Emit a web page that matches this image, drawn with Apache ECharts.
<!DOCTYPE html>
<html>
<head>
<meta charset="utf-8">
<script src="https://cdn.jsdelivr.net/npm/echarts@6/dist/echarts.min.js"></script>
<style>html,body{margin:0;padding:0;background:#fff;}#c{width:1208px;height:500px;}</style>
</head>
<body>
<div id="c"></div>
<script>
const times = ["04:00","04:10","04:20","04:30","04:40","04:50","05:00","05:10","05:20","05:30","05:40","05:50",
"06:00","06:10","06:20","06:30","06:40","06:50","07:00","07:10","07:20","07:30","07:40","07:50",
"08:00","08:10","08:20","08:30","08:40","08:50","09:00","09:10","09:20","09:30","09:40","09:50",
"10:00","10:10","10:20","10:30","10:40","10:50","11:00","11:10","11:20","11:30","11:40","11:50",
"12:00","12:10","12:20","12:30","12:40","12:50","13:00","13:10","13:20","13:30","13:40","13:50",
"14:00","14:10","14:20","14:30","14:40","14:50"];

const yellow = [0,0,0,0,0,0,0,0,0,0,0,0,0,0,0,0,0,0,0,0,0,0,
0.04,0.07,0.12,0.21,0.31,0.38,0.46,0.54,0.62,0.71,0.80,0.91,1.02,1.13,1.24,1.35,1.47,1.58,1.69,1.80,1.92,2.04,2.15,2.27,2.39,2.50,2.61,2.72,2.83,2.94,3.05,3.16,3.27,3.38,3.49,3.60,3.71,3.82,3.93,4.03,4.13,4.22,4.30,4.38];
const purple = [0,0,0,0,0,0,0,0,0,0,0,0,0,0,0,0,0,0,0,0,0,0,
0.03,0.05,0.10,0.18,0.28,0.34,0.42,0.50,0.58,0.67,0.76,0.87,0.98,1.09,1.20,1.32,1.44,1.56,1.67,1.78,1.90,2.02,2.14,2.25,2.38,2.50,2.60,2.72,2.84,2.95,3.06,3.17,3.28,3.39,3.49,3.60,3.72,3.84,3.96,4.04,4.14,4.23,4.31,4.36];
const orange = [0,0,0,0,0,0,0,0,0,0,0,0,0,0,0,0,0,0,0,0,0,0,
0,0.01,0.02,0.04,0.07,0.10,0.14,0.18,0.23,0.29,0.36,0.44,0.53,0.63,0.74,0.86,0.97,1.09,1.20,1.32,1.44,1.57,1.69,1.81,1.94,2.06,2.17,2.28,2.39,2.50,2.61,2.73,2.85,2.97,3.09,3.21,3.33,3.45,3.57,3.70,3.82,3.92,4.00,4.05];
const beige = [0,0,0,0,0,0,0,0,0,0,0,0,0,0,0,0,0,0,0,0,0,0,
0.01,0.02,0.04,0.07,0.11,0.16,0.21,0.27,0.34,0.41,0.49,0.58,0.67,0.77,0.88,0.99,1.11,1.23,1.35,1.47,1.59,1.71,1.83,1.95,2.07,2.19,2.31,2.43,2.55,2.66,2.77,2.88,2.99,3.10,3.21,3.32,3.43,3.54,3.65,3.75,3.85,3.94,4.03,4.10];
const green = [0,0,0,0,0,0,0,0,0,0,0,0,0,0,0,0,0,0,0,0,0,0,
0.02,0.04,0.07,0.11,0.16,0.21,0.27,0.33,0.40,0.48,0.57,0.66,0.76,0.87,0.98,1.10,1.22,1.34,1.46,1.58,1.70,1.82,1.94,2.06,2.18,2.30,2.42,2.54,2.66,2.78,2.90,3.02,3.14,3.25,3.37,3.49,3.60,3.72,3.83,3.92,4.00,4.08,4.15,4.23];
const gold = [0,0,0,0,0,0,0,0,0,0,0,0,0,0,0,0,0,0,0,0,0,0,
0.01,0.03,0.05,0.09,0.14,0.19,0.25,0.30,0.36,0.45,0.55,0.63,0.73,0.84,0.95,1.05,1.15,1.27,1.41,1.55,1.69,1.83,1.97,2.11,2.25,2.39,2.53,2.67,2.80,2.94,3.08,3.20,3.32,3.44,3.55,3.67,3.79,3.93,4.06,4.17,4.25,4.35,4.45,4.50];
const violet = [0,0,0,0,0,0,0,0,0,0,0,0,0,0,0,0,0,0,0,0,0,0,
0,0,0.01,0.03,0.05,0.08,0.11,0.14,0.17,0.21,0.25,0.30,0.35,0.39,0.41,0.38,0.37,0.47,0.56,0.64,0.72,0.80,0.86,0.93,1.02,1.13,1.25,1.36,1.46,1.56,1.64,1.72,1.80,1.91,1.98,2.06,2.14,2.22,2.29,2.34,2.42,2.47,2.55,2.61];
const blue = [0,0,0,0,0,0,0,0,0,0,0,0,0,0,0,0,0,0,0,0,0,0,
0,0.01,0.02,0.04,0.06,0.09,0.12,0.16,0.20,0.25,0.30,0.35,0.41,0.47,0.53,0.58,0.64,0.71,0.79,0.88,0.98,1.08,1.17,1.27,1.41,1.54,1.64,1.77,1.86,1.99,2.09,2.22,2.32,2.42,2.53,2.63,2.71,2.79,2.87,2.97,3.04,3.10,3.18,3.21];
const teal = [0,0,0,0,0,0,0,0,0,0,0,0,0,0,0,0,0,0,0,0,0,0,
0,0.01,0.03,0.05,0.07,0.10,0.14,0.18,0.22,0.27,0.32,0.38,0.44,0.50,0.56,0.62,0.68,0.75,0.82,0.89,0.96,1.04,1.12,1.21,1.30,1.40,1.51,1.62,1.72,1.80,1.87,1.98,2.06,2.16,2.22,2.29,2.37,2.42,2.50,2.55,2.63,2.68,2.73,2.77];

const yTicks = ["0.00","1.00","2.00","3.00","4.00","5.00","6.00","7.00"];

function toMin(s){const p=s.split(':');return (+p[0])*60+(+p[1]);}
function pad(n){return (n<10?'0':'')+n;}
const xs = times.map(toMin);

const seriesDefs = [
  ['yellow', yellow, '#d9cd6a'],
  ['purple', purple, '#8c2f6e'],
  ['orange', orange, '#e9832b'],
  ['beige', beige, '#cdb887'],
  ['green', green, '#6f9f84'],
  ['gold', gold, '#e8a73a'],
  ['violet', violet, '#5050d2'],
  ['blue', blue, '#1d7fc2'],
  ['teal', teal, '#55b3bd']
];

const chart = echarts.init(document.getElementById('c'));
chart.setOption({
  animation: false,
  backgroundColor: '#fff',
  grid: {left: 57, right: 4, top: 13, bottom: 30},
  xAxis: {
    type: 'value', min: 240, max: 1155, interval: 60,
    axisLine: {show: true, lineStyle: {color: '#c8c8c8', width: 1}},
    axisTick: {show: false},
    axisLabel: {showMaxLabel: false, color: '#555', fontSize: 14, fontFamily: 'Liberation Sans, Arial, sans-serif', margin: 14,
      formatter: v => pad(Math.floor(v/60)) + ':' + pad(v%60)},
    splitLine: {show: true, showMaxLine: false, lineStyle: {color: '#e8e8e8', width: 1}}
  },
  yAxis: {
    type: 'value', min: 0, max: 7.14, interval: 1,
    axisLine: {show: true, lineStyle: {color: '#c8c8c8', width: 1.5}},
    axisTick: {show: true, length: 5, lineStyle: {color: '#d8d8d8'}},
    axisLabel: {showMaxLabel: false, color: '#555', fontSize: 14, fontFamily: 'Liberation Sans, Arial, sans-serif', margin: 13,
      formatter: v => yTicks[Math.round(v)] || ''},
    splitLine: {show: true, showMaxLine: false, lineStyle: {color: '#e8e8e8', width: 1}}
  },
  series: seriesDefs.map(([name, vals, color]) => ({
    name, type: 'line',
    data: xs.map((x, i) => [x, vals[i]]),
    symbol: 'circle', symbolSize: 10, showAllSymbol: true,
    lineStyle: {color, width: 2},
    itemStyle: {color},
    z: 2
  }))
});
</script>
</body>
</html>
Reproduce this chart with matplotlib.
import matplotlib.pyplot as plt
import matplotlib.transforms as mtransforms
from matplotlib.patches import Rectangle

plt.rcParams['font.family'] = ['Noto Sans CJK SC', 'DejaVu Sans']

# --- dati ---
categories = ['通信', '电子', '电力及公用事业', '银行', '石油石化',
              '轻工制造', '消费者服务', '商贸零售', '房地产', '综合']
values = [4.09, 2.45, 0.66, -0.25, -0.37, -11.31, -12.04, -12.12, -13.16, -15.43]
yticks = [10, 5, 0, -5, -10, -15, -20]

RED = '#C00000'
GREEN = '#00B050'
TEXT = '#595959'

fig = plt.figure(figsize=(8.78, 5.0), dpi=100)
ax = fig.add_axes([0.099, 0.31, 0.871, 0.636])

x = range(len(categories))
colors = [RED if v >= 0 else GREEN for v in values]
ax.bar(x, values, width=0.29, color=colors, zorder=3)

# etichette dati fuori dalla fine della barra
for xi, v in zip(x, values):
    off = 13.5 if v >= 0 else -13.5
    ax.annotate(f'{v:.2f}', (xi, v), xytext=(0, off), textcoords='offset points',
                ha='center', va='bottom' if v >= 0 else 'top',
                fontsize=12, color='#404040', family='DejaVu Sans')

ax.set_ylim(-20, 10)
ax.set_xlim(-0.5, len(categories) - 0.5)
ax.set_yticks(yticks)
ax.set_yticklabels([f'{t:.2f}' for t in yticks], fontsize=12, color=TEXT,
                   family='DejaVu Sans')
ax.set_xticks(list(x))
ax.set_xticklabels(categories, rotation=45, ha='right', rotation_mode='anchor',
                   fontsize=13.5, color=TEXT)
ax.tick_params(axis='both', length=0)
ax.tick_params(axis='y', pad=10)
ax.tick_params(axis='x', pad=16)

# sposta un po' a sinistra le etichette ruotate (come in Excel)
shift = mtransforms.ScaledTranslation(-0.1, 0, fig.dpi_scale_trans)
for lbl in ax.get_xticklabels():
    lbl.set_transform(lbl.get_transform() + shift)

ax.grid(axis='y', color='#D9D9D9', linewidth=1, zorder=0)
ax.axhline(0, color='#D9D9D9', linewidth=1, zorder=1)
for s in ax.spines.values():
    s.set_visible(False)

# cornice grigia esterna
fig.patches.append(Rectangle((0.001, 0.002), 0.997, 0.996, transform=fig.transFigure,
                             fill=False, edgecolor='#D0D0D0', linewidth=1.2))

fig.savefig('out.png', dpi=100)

• Task:
Across the data above, how many lines include the word "with"? Give only the count.

• Expected answer:
2